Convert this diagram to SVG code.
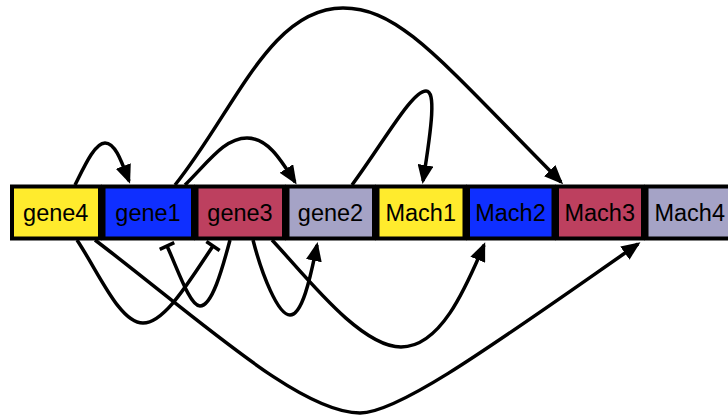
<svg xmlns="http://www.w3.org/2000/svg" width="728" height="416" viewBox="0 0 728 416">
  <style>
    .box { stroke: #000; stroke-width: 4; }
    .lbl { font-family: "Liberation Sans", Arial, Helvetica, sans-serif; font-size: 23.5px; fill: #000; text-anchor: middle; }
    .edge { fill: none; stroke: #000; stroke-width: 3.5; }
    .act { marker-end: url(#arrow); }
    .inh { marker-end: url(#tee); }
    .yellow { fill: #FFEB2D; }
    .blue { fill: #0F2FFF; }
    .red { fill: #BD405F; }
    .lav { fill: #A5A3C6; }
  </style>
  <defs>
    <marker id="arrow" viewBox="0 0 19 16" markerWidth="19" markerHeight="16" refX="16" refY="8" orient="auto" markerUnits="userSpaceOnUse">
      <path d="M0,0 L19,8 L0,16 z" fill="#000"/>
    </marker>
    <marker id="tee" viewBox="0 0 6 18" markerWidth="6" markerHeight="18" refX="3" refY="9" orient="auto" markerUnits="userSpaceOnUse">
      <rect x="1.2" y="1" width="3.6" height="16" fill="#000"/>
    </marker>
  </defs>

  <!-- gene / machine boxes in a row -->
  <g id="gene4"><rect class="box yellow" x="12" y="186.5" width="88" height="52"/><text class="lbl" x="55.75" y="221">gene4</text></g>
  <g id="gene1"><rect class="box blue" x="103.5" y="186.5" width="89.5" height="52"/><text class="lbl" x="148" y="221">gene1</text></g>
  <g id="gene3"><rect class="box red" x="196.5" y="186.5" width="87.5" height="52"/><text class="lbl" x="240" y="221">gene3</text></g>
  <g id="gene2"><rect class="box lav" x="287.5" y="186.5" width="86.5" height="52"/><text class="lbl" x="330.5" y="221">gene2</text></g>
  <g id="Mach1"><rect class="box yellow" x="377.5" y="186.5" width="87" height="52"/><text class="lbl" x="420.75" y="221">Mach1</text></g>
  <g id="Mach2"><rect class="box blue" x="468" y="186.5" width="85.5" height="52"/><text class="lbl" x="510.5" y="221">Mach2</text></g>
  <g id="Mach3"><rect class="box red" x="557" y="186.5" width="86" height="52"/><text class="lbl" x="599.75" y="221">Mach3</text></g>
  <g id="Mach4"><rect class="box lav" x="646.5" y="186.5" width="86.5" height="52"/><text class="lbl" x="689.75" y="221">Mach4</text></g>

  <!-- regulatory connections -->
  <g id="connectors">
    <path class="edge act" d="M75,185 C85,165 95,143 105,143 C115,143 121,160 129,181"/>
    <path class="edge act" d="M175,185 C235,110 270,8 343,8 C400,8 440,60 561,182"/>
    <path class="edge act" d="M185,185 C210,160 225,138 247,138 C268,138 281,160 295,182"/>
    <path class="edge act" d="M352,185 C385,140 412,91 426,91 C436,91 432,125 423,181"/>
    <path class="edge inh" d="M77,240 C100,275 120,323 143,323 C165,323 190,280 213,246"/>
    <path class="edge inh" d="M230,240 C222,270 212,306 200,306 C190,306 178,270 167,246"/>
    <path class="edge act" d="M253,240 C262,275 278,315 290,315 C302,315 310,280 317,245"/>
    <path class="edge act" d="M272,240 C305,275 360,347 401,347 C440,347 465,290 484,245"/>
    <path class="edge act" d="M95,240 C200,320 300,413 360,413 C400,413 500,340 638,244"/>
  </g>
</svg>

————

▸ Given exercise
Your task is to repeat the data above exactly while excluding the pictures.

▸ Expected answer
Convert this diagram to SVG code.
<svg xmlns="http://www.w3.org/2000/svg" width="728" height="416" viewBox="0 0 728 416">
  <style>
    .box { stroke: #000; stroke-width: 4; }
    .lbl { font-family: "Liberation Sans", Arial, Helvetica, sans-serif; font-size: 23.5px; fill: #000; text-anchor: middle; }
    .edge { fill: none; stroke: #000; stroke-width: 3.5; }
    .act { marker-end: url(#arrow); }
    .inh { marker-end: url(#tee); }
    .yellow { fill: #FFEB2D; }
    .blue { fill: #0F2FFF; }
    .red { fill: #BD405F; }
    .lav { fill: #A5A3C6; }
  </style>
  <defs>
    <marker id="arrow" viewBox="0 0 19 16" markerWidth="19" markerHeight="16" refX="16" refY="8" orient="auto" markerUnits="userSpaceOnUse">
      <path d="M0,0 L19,8 L0,16 z" fill="#000"/>
    </marker>
    <marker id="tee" viewBox="0 0 6 18" markerWidth="6" markerHeight="18" refX="3" refY="9" orient="auto" markerUnits="userSpaceOnUse">
      <rect x="1.2" y="1" width="3.6" height="16" fill="#000"/>
    </marker>
  </defs>

  <!-- gene / machine boxes in a row -->
  <g id="gene4"><rect class="box yellow" x="12" y="186.5" width="88" height="52"/><text class="lbl" x="55.75" y="221">gene4</text></g>
  <g id="gene1"><rect class="box blue" x="103.5" y="186.5" width="89.5" height="52"/><text class="lbl" x="148" y="221">gene1</text></g>
  <g id="gene3"><rect class="box red" x="196.5" y="186.5" width="87.5" height="52"/><text class="lbl" x="240" y="221">gene3</text></g>
  <g id="gene2"><rect class="box lav" x="287.5" y="186.5" width="86.5" height="52"/><text class="lbl" x="330.5" y="221">gene2</text></g>
  <g id="Mach1"><rect class="box yellow" x="377.5" y="186.5" width="87" height="52"/><text class="lbl" x="420.75" y="221">Mach1</text></g>
  <g id="Mach2"><rect class="box blue" x="468" y="186.5" width="85.5" height="52"/><text class="lbl" x="510.5" y="221">Mach2</text></g>
  <g id="Mach3"><rect class="box red" x="557" y="186.5" width="86" height="52"/><text class="lbl" x="599.75" y="221">Mach3</text></g>
  <g id="Mach4"><rect class="box lav" x="646.5" y="186.5" width="86.5" height="52"/><text class="lbl" x="689.75" y="221">Mach4</text></g>

  <!-- regulatory connections -->
  <g id="connectors">
    <path class="edge act" d="M75,185 C85,165 95,143 105,143 C115,143 121,160 129,181"/>
    <path class="edge act" d="M175,185 C235,110 270,8 343,8 C400,8 440,60 561,182"/>
    <path class="edge act" d="M185,185 C210,160 225,138 247,138 C268,138 281,160 295,182"/>
    <path class="edge act" d="M352,185 C385,140 412,91 426,91 C436,91 432,125 423,181"/>
    <path class="edge inh" d="M77,240 C100,275 120,323 143,323 C165,323 190,280 213,246"/>
    <path class="edge inh" d="M230,240 C222,270 212,306 200,306 C190,306 178,270 167,246"/>
    <path class="edge act" d="M253,240 C262,275 278,315 290,315 C302,315 310,280 317,245"/>
    <path class="edge act" d="M272,240 C305,275 360,347 401,347 C440,347 465,290 484,245"/>
    <path class="edge act" d="M95,240 C200,320 300,413 360,413 C400,413 500,340 638,244"/>
  </g>
</svg>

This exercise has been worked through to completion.